For Posterity

by Ten Kens on FatCat Records

‘For Posterity’ is the first single to be taken from the second Ten Kens album of the same name. Representing the first glimpse of a harder, meaner Ten Kens, ‘For Posterity’ manages to fit with the singular artistic vision of the new album whilst colliding a multitude of seemingly disparate sounds together to create a distinctive whole. Beginning with a sunny guitar riff reminiscent of a lo-fi Atlas Sound, the song quickly takes a turn towards the eerie dark textures that characterise the new album. The musical dexterity of the band is immediately apparent as the guitars veer from Gang of Four-esque spikiness to a spring reverb-drenched sound reminscent of The Shadows, whilst Dan Workman manipulates his distinctive voice to sound like a choir boy in one instant and a raving lunatic the next. This sense of drama means a song that clocks in at nearly four minutes feels like it is over in a flash, such is Ten Kens ability to maintain the listener’s attention with a rich tapestry of sounds.

The B-side ‘Becoming Relevent’ is a song in this theatrical vein but shows the band at their very darkest, with eerie vocals drifting over sprawling guitars and pounding drums. Taken from the same sessions as the album, the song also encapsulates the arresting live-sounding production the band took such care to achieve in the studio.

As the title suggests, the new album sees the band looking to the future, and they have pursued a distinct artistic vision that takes inspiration from a range of disparate genres and movements, from the meditative experimentation of Psychedelia to the immediacy of Hardcore, steering them towards a bold new sound that is truly unique.

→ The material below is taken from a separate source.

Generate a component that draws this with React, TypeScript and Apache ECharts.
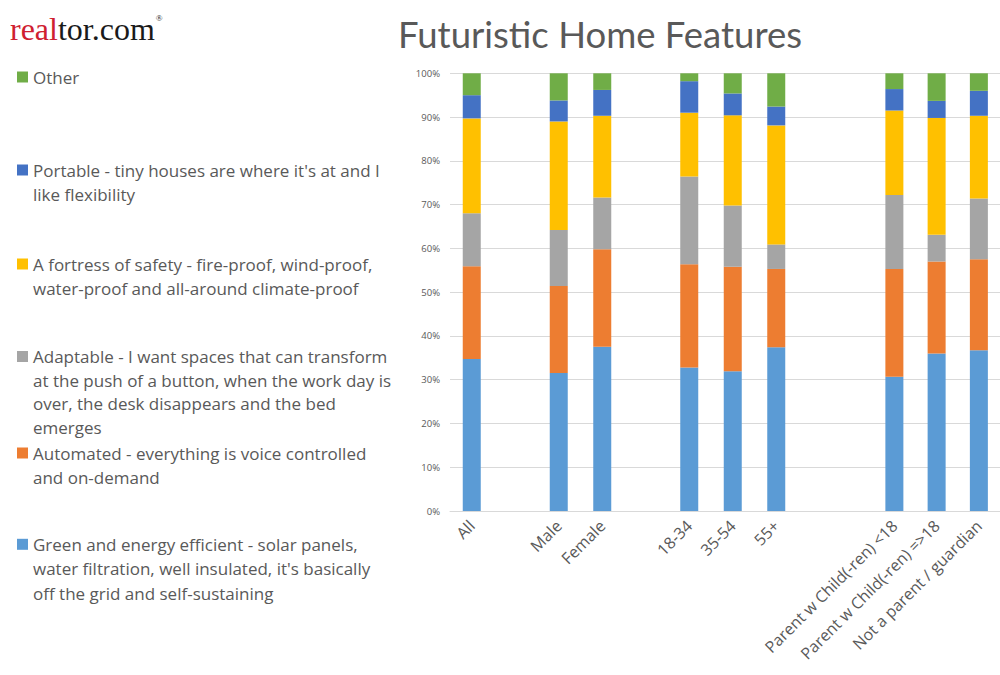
import React, { useEffect, useRef } from "react";
import * as echarts from "echarts";

// Categories (in drawing order)
const categories = [
  "All",
  "Male",
  "Female",
  "18-34",
  "35-54",
  "55+",
  "Parent w Child(-ren) <18",
  "Parent w Child(-ren) =>18",
  "Not a parent / guardian",
];

// Series values (percent), bottom of stack to top
const greenEnergy = [34.7, 31.5, 37.5, 32.8, 31.9, 37.4, 30.7, 36.0, 36.7];
const automated = [21.2, 19.9, 22.3, 23.6, 23.9, 17.9, 24.6, 21.0, 20.8];
const adaptable = [12.1, 12.8, 11.8, 20.0, 14.0, 5.6, 16.9, 6.1, 13.9];
const fortress = [21.7, 24.8, 18.7, 14.6, 20.6, 27.2, 19.3, 26.7, 18.9];
const portable = [5.3, 4.8, 5.9, 7.2, 5.0, 4.3, 4.9, 3.9, 5.7];
const other = [5.0, 6.2, 3.8, 1.8, 4.6, 7.6, 3.6, 6.3, 4.0];

const seriesNames = [
  "Green and energy efficient - solar panels, water filtration, well insulated, it's basically off the grid and self-sustaining",
  "Automated - everything is voice controlled and on-demand",
  "Adaptable - I want spaces that can transform at the push of a button, when the work day is over, the desk disappears and the bed emerges",
  "A fortress of safety - fire-proof, wind-proof, water-proof and all-around climate-proof",
  "Portable - tiny houses are where it's at and I like flexibility",
  "Other",
];

const legendLines = [
  ["Green and energy efficient - solar panels,", "water filtration, well insulated, it's basically", "off the grid and self-sustaining"],
  ["Automated - everything is voice controlled", "and on-demand"],
  ["Adaptable - I want spaces that can transform", "at the push of a button, when the work day is", "over, the desk disappears and the bed", "emerges"],
  ["A fortress of safety - fire-proof, wind-proof,", "water-proof and all-around climate-proof"],
  ["Portable - tiny houses are where it's at and I", "like flexibility"],
  ["Other"],
];

const seriesValues = [greenEnergy, automated, adaptable, fortress, portable, other];
const colors = ["#5b9bd5", "#ed7d31", "#a5a5a5", "#ffc000", "#4472c4", "#70ad47"];

const yTicks = [0, 10, 20, 30, 40, 50, 60, 70, 80, 90, 100];

// slot layout: category index or null (empty gap)
const leftLayout: (number | null)[] = [0, null, 1, 2, null, 3, 4, 5, null, null];
const rightLayout: (number | null)[] = [6, 7, 8];

const FONT = "'Open Sans', 'Noto Sans', sans-serif";
const TITLE_FONT = "Lato, 'Open Sans', sans-serif";
const TXT = "#595959";
const GRID_LINE = "#d9d9d9";

export default function App() {
  const ref = useRef<HTMLDivElement>(null);

  useEffect(() => {
    if (!ref.current) return;
    const chart = echarts.init(ref.current, undefined, { renderer: "svg" });

    const slotLabels = (layout: (number | null)[]) =>
      layout.map((i) => (i === null ? "" : categories[i]));
    const slotData = (layout: (number | null)[], vals: number[]) =>
      layout.map((i) => (i === null ? "-" : vals[i]));

    const gridTop = 73.3;
    const gridH = 437.7;

    const xAxisBase = {
      type: "category" as const,
      axisLine: { show: true, lineStyle: { color: GRID_LINE, width: 1 } },
      axisTick: { show: false },
      axisLabel: {
        rotate: 45,
        interval: 0,
        fontSize: 16,
        color: TXT,
        fontFamily: FONT,
        margin: 12,
      },
    };
    const yAxisBase = {
      type: "value" as const,
      min: yTicks[0],
      max: yTicks[yTicks.length - 1],
      interval: yTicks[1] - yTicks[0],
      axisLine: { show: false },
      axisTick: { show: false },
      splitLine: { show: true, lineStyle: { color: GRID_LINE, width: 1 } },
    };

    const series: any[] = [];
    seriesNames.forEach((name, s) => {
      series.push({
        type: "bar",
        name,
        stack: "left",
        xAxisIndex: 0,
        yAxisIndex: 0,
        barWidth: 18,
        itemStyle: { color: colors[s] },
        data: slotData(leftLayout, seriesValues[s]),
      });
      series.push({
        type: "bar",
        name,
        stack: "right",
        xAxisIndex: 1,
        yAxisIndex: 1,
        barWidth: 18,
        itemStyle: { color: colors[s] },
        data: slotData(rightLayout, seriesValues[s]),
      });
    });

    // legend layout (top to bottom): first-line centre and line step per item
    const legendOrder = [5, 4, 3, 2, 1, 0];
    const legendY = [77, 170, 264, 356.5, 453, 544.3];
    const legendStep = [24.5, 24.5, 24.5, 23.6, 24.5, 24.5];

    const legendGraphics: any[] = [];
    legendOrder.forEach((idx, k) => {
      const yc = legendY[k];
      legendGraphics.push({
        type: "rect",
        shape: { x: 17, y: yc - 5.5, width: 11, height: 11 },
        style: { fill: colors[idx] },
      });
      legendLines[idx].forEach((line, j) => {
        legendGraphics.push({
          type: "text",
          x: 33,
          y: yc + j * legendStep[k],
          style: {
            text: line,
            fontSize: 17,
            lineHeight: 18,
            fontFamily: FONT,
            fill: TXT,
            verticalAlign: "middle",
            align: "left",
          },
        });
      });
    });

    chart.setOption({
      animation: false,
      backgroundColor: "#ffffff",
      grid: [
        { left: 450, top: gridTop, width: 435, height: gridH },
        { left: 873.25, top: gridTop, width: 130.5, height: gridH },
      ],
      xAxis: [
        { ...xAxisBase, gridIndex: 0, data: slotLabels(leftLayout) },
        { ...xAxisBase, gridIndex: 1, data: slotLabels(rightLayout) },
      ],
      yAxis: [
        {
          ...yAxisBase,
          gridIndex: 0,
          axisLabel: {
            formatter: "{value}%",
            fontSize: 9.5,
            color: TXT,
            fontFamily: FONT,
            margin: 10,
          },
        },
        { ...yAxisBase, gridIndex: 1, axisLabel: { show: false } },
      ],
      series,
      graphic: [
        {
          type: "text",
          x: 600,
          y: 34,
          style: {
            text: "Futuristic Home Features",
            fontSize: 36.5,
            fontFamily: TITLE_FONT,
            fill: TXT,
            align: "center",
            verticalAlign: "middle",
          },
        },
        {
          type: "text",
          x: 10,
          y: 29,
          style: {
            text: "{r|real}{b|tor.com}{s|®}",
            verticalAlign: "middle",
            align: "left",
            rich: {
              r: { fontFamily: "'Liberation Serif', serif", fontSize: 32, fill: "#cf2030" },
              b: { fontFamily: "'Liberation Serif', serif", fontSize: 32, fill: "#1a1a1a" },
              s: { fontFamily: "'Liberation Serif', serif", fontSize: 9, fill: "#1a1a1a", verticalAlign: "top", padding: [0, 0, 14, 1] },
            },
          },
        },
        ...legendGraphics,
      ],
    });

    return () => chart.dispose();
  }, []);

  return (
    <div
      ref={ref}
      style={{ position: "fixed", left: 0, top: 0, width: 1000, height: 675, background: "#fff" }}
    />
  );
}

The product of this vision is the result of an intense recording period. The band aimed to achieve a specific balance of sound to make recordings that were dynamic and powerful yet simultaneously raw and organic. Knowing that they would need a ‘healthy amount’ of studio time to achieve this, the band decamped to new guitarist and sound engineer Brett Paulin’s studio in Toronto. The amount of time they spent here quickly became unhealthy, as the band, completed by Dan Workman (Vocals), Ryan Roantree (Drums) and new member John Sullivan (Bass), lived and slept in the studio, barely aware of an outside world and seeing very little sunlight. However, whilst each member may have come out of the studio temporarily physically weaker, the band returns to the listener collectively stronger in both their conviction and delivery. Fittingly, the reclusive nature of the recording process has informed an album that is darker than the self-titled debut and incredibly focused; it sounds like an album that could only be made by four musicians with a shared artistic vision, devoid of any outside influence.

Whilst ‘For Posterity’ is a very different beast to the self-titled album, many of the elements that yielded such a critically well received debut still survive and are enhanced. Ten Kens continue to be an idiosyncratic band that find delight in toying with the listeners expectations, often at multiple points within a single song. ‘Johnny Ventura’, the first track from the new album is a prime example, introducing a Roky Erickson-like howl from Dan Workman over the top of a crushing guitar riff, before stopping abruptly for a brief ethereal mid-song interlude, perfectly demonstrating the bands ability to juxtapose quiet introspection with unabashed belligerence.